Now how does the RAV4 Hybrid handle on the HWY? It is stable without having too much body roll. However, it will feel more SUV like compared to previous generations that felt more like a crossover. Once you get going, the RAV4 brings lots of road noise into the cabin especially under heavy acceleration and this is where the unrefined engine notes come and make the experience unpleasant, when the RAV4 moves back into EV mode the whole thing becomes pleasant again.
The JBL sound system in the base model is below average, sounding very staticky and when using the Apple CarPlay to make phone calls, the volume is so low even at the highest level making phone calls somewhat unpleasant. As for the infotainment screen, it’s so pixelated that you can actually see the pixels one by one. In our test, our iPhone disconnected from Apple CarPlay and would go into projection mode and make Apple CarPlay non-functional. The system itself looks dated compared to other cars in the segment, on the other hand, the materials used are made robust and will probably never break. Toyota did put attention to details such as the temperature nobs made out of rubber and not out of some shiny black plastic that will look used after several months owning it. The whole temperature control tab is easy to use and very easy to read. The heat seats controls are a little hidden to our taste, turning them on if you're not used may cause the driver to take their eyes off the road.
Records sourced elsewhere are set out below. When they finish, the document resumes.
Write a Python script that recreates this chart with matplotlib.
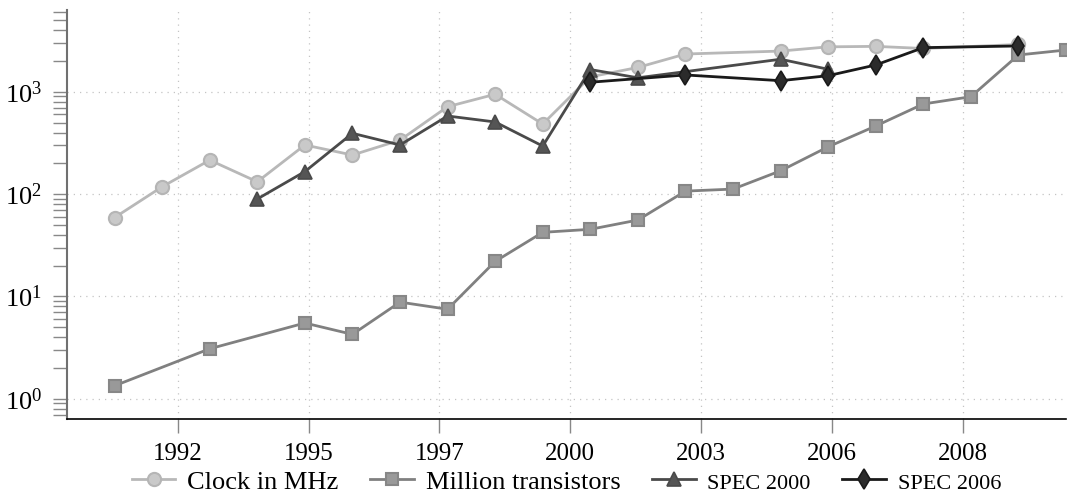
import matplotlib
matplotlib.use("Agg")
import matplotlib.pyplot as plt
import numpy as np

plt.rcParams['font.family'] = ['Liberation Serif', 'DejaVu Serif']
plt.rcParams['mathtext.fontset'] = 'stix'

# ---- data ----
clock_years = [1991, 1992, 1993, 1994, 1995, 1996, 1997, 1998, 1999, 2000,
               2001, 2002, 2003, 2005, 2006, 2007, 2008, 2010]
clock_mhz = [59, 118, 215, 132, 302, 241, 337, 715, 946, 484,
             1400, 1730, 2340, 2500, 2750, 2780, 2650, 2900]

trans_years = [1991, 1993, 1995, 1996, 1997, 1998, 1999, 2000, 2001, 2002,
               2003, 2004, 2005, 2006, 2007, 2008, 2009, 2010, 2011]
trans_million = [1.34, 3.08, 5.5, 4.26, 8.8, 7.5, 22, 42.3, 45.3, 55.8,
                 107, 112, 169, 290, 463, 760, 895, 2290, 2560]

spec2000_years = [1994, 1995, 1996, 1997, 1998, 1999, 2000, 2001, 2002, 2005, 2006]
spec2000 = [89.6, 166, 393, 302, 580, 507, 295, 1650, 1370, 2080, 1660]

spec2006_years = [2001, 2003, 2005, 2006, 2007, 2008, 2010]
spec2006 = [1240, 1460, 1284, 1437, 1828, 2700, 2805]

xtick_pos = [1992.33, 1995.08, 1997.83, 2000.58, 2003.33, 2006.08, 2008.83]
xtick_labels = ['1992', '1995', '1997', '2000', '2003', '2006', '2008']

labels = ['Clock in MHz', 'Million transistors', 'SPEC 2000', 'SPEC 2006']

# ---- figure ----
W, H = 1067, 496
fig = plt.figure(figsize=(W / 100, H / 100), dpi=100)
ax = fig.add_axes([67 / W, 1 - 419.3 / H, (1066 - 67) / W, (419.3 - 10) / H])

ax.plot(clock_years, clock_mhz, marker='o', ms=9.5, color='#b8b8b8',
        mfc='#c9c9c9', mec='#b5b5b5', mew=1.5, lw=2.0, label=labels[0], zorder=3)
ax.plot(trans_years, trans_million, marker='s', ms=8.5, color='#808080',
        mfc='#999999', mec='#878787', mew=1.5, lw=2.0, label=labels[1], zorder=3)
ax.plot(spec2000_years, spec2000, marker='^', ms=9.5, color='#4a4a4a',
        mfc='#555555', mec='#4a4a4a', mew=1.2, lw=2.0, label=labels[2], zorder=4)
ax.plot(spec2006_years, spec2006, marker='d', ms=10, color='#1a1a1a',
        mfc='#2b2b2b', mec='#1a1a1a', mew=1.2, lw=2.0, label=labels[3], zorder=5)

ax.set_yscale('log')
ax.set_xlim(1990.0, 2011.0)
ax.set_ylim(0.63, 6300)

ax.set_xticks(xtick_pos)
ax.set_xticklabels(xtick_labels)
ax.xaxis.set_minor_locator(matplotlib.ticker.NullLocator())

ax.tick_params(axis='both', which='both', direction='out', color='#888888',
               length=10, width=1.0)
ax.tick_params(axis='x', labelsize=18, pad=7)
ax.tick_params(axis='y', labelsize=19, pad=8)

for s in ['top', 'right']:
    ax.spines[s].set_visible(False)
ax.spines['left'].set_color('#707070')
ax.spines['left'].set_linewidth(1.5)
ax.spines['bottom'].set_color('black')
ax.spines['bottom'].set_linewidth(1.2)

ax.set_axisbelow(True)
ax.grid(True, which='major', linestyle=(0, (1, 4)), color='#c4c4c4', lw=0.9)

leg = ax.legend(loc='center', bbox_to_anchor=(0.5, -0.153), ncol=4,
                frameon=False, fontsize=19, handlelength=1.65,
                handletextpad=0.45, columnspacing=1.2, borderaxespad=0)
for t in leg.get_texts()[2:]:
    t.set_fontsize(16)

fig.savefig('out.png', dpi=100)
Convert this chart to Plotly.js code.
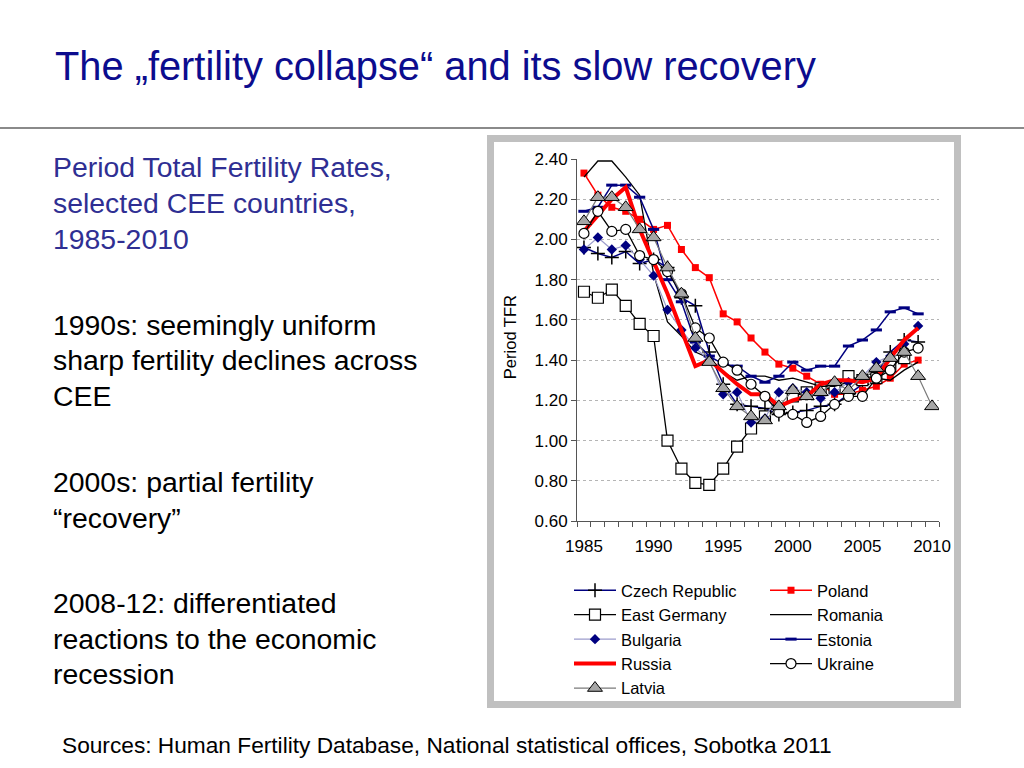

Installation of car seats is fairly easy because the doors open wide allowing to bring in the car seat without any hassle. The only trouble is that the ISOFIX ports have been hidden below the seat, and attaching them will require some patience. As for the tether anchor, it’s hidden below a flap making the installation harder than it should instead of being visible and reachable from the rear seats. As for you young children, it will be easy for them to enter the back seats of the RAV4, they'll be able to hold the door handle and enter the car without any trouble. What we also liked is that the door stiles are hidden by the door, this is extremely practical in winter time or with lousy weather as your pants will not get dirty when exiting the car.
Now where the RAV4 shines in our mind is in the city. Having an SUV that is still considered to be compact and that can be parked easily and almost anywhere is a dream! When you add to this perspective that you can enjoy an AWD vehicle that consumes less then 6.1L per 100km in the city is just amazing. The best feature is that once you've regenerated enough electricity, your RAV4 can zoom quite in EV mode while not consuming one pit of fuel. On the other hand, we wish that Toyota would change the mermaid sounding reverse alert when the car inches backwards, we do understand that since the car is always in EV mode when reversing a sound is necessary however this could easily be replaced with a more pleasant sound at a more reasonable decibel level.
Why would we buy the Toyota RAV4 and what we liked about it: Excellent fuel consumption in the city, spacious, quite driving experience in EV mode, Toyota as a brand name stand for reliability.
Why would we not buy the Toyota RAV4 and what we didn't we like: Higher trims get very expensive very fast, drives like a truck, engine sounds more like a blower, base mode uses lots of hard plastic.